The Long Beach Earthquake
Eighty years ago, in April 1933, Southern California was recovering from a major earthquake that struck March 10. The quake hit at 5:54 p.m. and a series of aftershocks ensued. The epicenter of the quake was located about three miles off the coast of Newport Beach, but the greatest destruction occurred approximately 20 miles away in Long Beach, as well as Compton and Huntington Park. More than 20,000 homes were damaged, nearly 5,000 were injured and over 120 died. Damage occurred in both Los Angeles County and neighboring Orange County.
Red Cross first aid units cared for 2,500 emergency cases at Compton.

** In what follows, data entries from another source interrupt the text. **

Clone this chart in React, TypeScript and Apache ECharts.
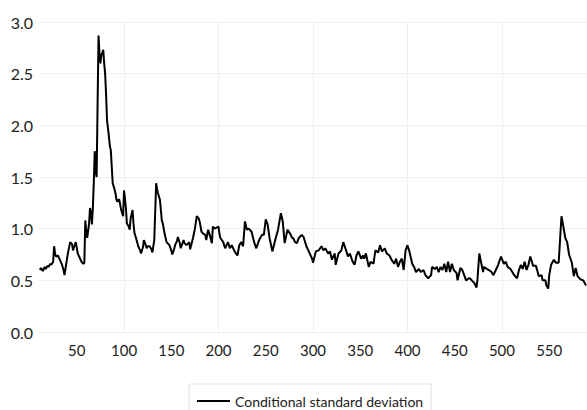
import React, { useEffect, useRef } from "react";
import * as echarts from "echarts";

const periods: number[] = [
  11, 12, 14, 16, 17, 19, 20, 22, 23, 25, 26, 27, 28, 30, 32, 34, 36, 37, 40, 41,
  43, 45, 46, 47, 49, 51, 53, 55, 57, 58, 59, 60, 61, 63, 64, 65, 66, 67, 68, 69,
  70, 71, 72, 73, 74, 75, 76, 77, 78, 79, 80, 81, 82, 84, 85, 86, 87, 88, 90, 91,
  92, 93, 94, 95, 97, 99, 100, 102, 103, 105, 106, 107, 109, 110, 111, 113, 115, 117, 118, 120,
  121, 123, 124, 125, 127, 129, 130, 132, 134, 135, 136, 138, 140, 141, 143, 145, 147, 148, 150, 151,
  153, 154, 156, 157, 159, 160, 163, 164, 166, 169, 170, 173, 175, 177, 179, 180, 182, 184, 186, 187,
  189, 191, 193, 194, 196, 198, 200, 201, 202, 205, 207, 210, 212, 214, 217, 220, 222, 224, 226, 228,
  230, 232, 235, 238, 240, 243, 246, 248, 250, 252, 254, 257, 260, 263, 266, 268, 270, 273, 276, 278,
  279, 281, 283, 285, 288, 290, 293, 296, 299, 300, 303, 306, 309, 311, 313, 316, 318, 320, 323, 324,
  327, 330, 332, 335, 337, 339, 342, 344, 346, 348, 351, 353, 354, 356, 359, 361, 364, 366, 369, 371,
  373, 376, 378, 381, 383, 386, 388, 390, 392, 394, 396, 398, 400, 402, 405, 407, 409, 412, 414, 417,
  419, 422, 425, 426, 429, 431, 433, 435, 437, 439, 441, 443, 445, 447, 449, 452, 453, 456, 458, 460,
  462, 465, 466, 469, 471, 473, 474, 476, 478, 480, 481, 484, 486, 489, 491, 494, 496, 497, 499, 502,
  504, 506, 509, 511, 513, 516, 518, 520, 522, 524, 526, 528, 530, 532, 533, 536, 539, 542, 543, 546,
  547, 549, 550, 552, 555, 557, 560, 563, 565, 567, 569, 571, 574, 576, 578, 580, 583, 586, 589,
];

const conditionalSd: number[] = [
  0.60, 0.62, 0.59, 0.63, 0.61, 0.64, 0.63, 0.66, 0.65, 0.68, 0.83, 0.76, 0.73, 0.74, 0.70, 0.66, 0.60, 0.55, 0.73, 0.78,
  0.87, 0.85, 0.79, 0.82, 0.87, 0.76, 0.72, 0.68, 0.66, 0.67, 1.08, 0.98, 0.91, 1.05, 1.20, 1.15, 1.04, 1.20, 1.45, 1.75,
  1.55, 1.50, 2.20, 2.87, 2.70, 2.60, 2.68, 2.70, 2.73, 2.60, 2.50, 2.30, 2.05, 1.89, 1.80, 1.76, 1.60, 1.44, 1.38, 1.34,
  1.28, 1.26, 1.28, 1.28, 1.18, 1.12, 1.37, 1.20, 1.05, 1.02, 0.99, 1.10, 1.18, 1.05, 0.96, 0.90, 0.83, 0.79, 0.76, 0.82,
  0.89, 0.84, 0.81, 0.83, 0.83, 0.80, 0.77, 0.89, 1.44, 1.38, 1.34, 1.28, 1.08, 1.05, 0.95, 0.87, 0.85, 0.84, 0.79, 0.75,
  0.80, 0.84, 0.88, 0.92, 0.86, 0.81, 0.89, 0.86, 0.84, 0.87, 0.80, 0.91, 1.00, 1.12, 1.10, 1.07, 0.97, 0.95, 0.94, 0.89,
  0.99, 0.93, 0.86, 1.02, 1.00, 1.01, 1.02, 0.95, 0.91, 0.87, 0.81, 0.87, 0.81, 0.84, 0.78, 0.74, 0.84, 0.87, 0.83, 1.07,
  0.99, 1.00, 0.97, 0.86, 0.81, 0.89, 0.94, 0.94, 1.09, 1.04, 0.91, 0.78, 0.89, 0.99, 1.15, 1.07, 0.86, 0.99, 0.95, 0.91,
  0.91, 0.87, 0.86, 0.91, 0.94, 0.92, 0.83, 0.77, 0.71, 0.67, 0.78, 0.79, 0.83, 0.79, 0.81, 0.76, 0.78, 0.70, 0.76, 0.65,
  0.76, 0.79, 0.87, 0.79, 0.73, 0.76, 0.68, 0.65, 0.74, 0.78, 0.71, 0.74, 0.71, 0.76, 0.63, 0.68, 0.66, 0.79, 0.77, 0.84,
  0.78, 0.81, 0.76, 0.74, 0.70, 0.66, 0.71, 0.63, 0.68, 0.71, 0.60, 0.79, 0.84, 0.78, 0.66, 0.63, 0.58, 0.61, 0.58, 0.60,
  0.55, 0.52, 0.55, 0.63, 0.61, 0.63, 0.58, 0.63, 0.60, 0.66, 0.58, 0.68, 0.58, 0.66, 0.60, 0.57, 0.50, 0.62, 0.60, 0.55,
  0.50, 0.52, 0.52, 0.49, 0.47, 0.43, 0.50, 0.76, 0.67, 0.58, 0.63, 0.61, 0.60, 0.58, 0.55, 0.61, 0.65, 0.68, 0.73, 0.66,
  0.68, 0.63, 0.61, 0.58, 0.55, 0.52, 0.60, 0.65, 0.61, 0.68, 0.60, 0.65, 0.73, 0.67, 0.64, 0.64, 0.54, 0.55, 0.50, 0.50,
  0.45, 0.42, 0.55, 0.65, 0.70, 0.67, 0.67, 1.12, 1.02, 0.91, 0.87, 0.75, 0.67, 0.54, 0.62, 0.54, 0.51, 0.50, 0.45,
];

const xLabelValues: number[] = [50, 100, 150, 200, 250, 300, 350, 400, 450, 500, 550];
const xGridValues: number[] = [100, 200, 300, 400, 500];
const seriesName = "Conditional standard deviation";

export default function App() {
  const ref = useRef<HTMLDivElement>(null);
  useEffect(() => {
    document.body.style.margin = "0";
    if (!ref.current) return;
    const chart = echarts.init(ref.current, null, { renderer: "svg" });
    const font = "Lato, 'Open Sans', sans-serif";
    chart.setOption({
      animation: false,
      backgroundColor: "#ffffff",
      textStyle: { fontFamily: font },
      grid: { left: 39, right: 0, top: 22, bottom: 78 },
      xAxis: [
        {
          type: "value",
          min: 10,
          max: 590,
          axisLine: { show: false },
          axisTick: { show: false },
          splitLine: { show: false },
          axisLabel: {
            customValues: xLabelValues,
            fontSize: 15,
            color: "#222",
            margin: 10,
            fontFamily: font,
          },
        },
        {
          type: "value",
          min: 10,
          max: 590,
          position: "bottom",
          axisLine: { show: false },
          axisTick: { show: false, customValues: xGridValues },
          splitLine: { show: true, lineStyle: { color: "#efefef", width: 1 } },
          axisLabel: {
            customValues: xGridValues,
            color: "rgba(0,0,0,0)",
            formatter: () => "",
          },
        },
      ],
      yAxis: {
        type: "value",
        min: 0,
        max: 3,
        interval: 0.5,
        axisLine: { show: false },
        axisTick: { show: false },
        splitLine: { show: true, lineStyle: { color: "#efefef", width: 1 } },
        axisLabel: {
          fontSize: 16,
          color: "#222",
          margin: 6,
          fontFamily: font,
          formatter: (v: number) => v.toFixed(1),
        },
      },
      legend: {
        left: 189,
        top: 384,
        padding: [10, 8, 10, 8],
        borderColor: "#e2e2e2",
        borderWidth: 1,
        icon: "rect",
        itemWidth: 33,
        itemHeight: 2,
        itemGap: 5,
        textStyle: { fontSize: 14, color: "#222", fontFamily: font },
        data: [seriesName],
      },
      series: [
        {
          name: seriesName,
          type: "line",
          xAxisIndex: 0,
          symbol: "none",
          showSymbol: false,
          lineStyle: { color: "#000000", width: 2 },
          itemStyle: { color: "#000000" },
          data: periods.map((p, i) => [p, conditionalSd[i]]),
        },
      ],
    });
    return () => chart.dispose();
  }, []);
  return <div ref={ref} style={{ width: 587, height: 410 }} />;
}
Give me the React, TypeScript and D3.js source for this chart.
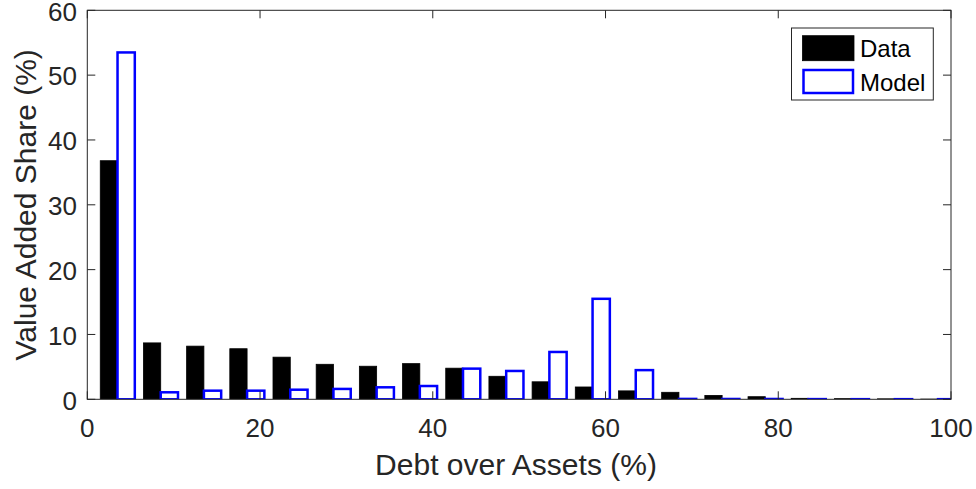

Red Cross chapters in the disaster area sprang into action. With so many homes damaged, thousands were left homeless and the Red Cross, in collaboration with the Army and Navy, worked to ensure there were sufficient tents and blankets for those in need. At Long Beach, first aid stations were maintained by the Red Cross at one of the large hospitals and at three camps for those forced from their homes. Additionally, a first aid station was set up in Compton and 689 nurses, organized by the Red Cross, volunteered their services there. Mass feeding stations were staffed by Red Cross volunteers and other groups. There were more than 30 feeding centers in Long Beach at the peak of relief operations with approximately 83,000 fed daily. The Red Cross Los Angeles chapter operated an information bureau connecting friends and relatives in the earthquake zone. Those whose homes had been damaged registered with Red Cross for rehabilitation aid, which included supplies for repair and rebuilding operations of homes and businesses. The Red Cross raised over $400,000 for the relief effort.
Mass feeding station in Recreation Park, Long Beach, where thousands of earthquake victims camped.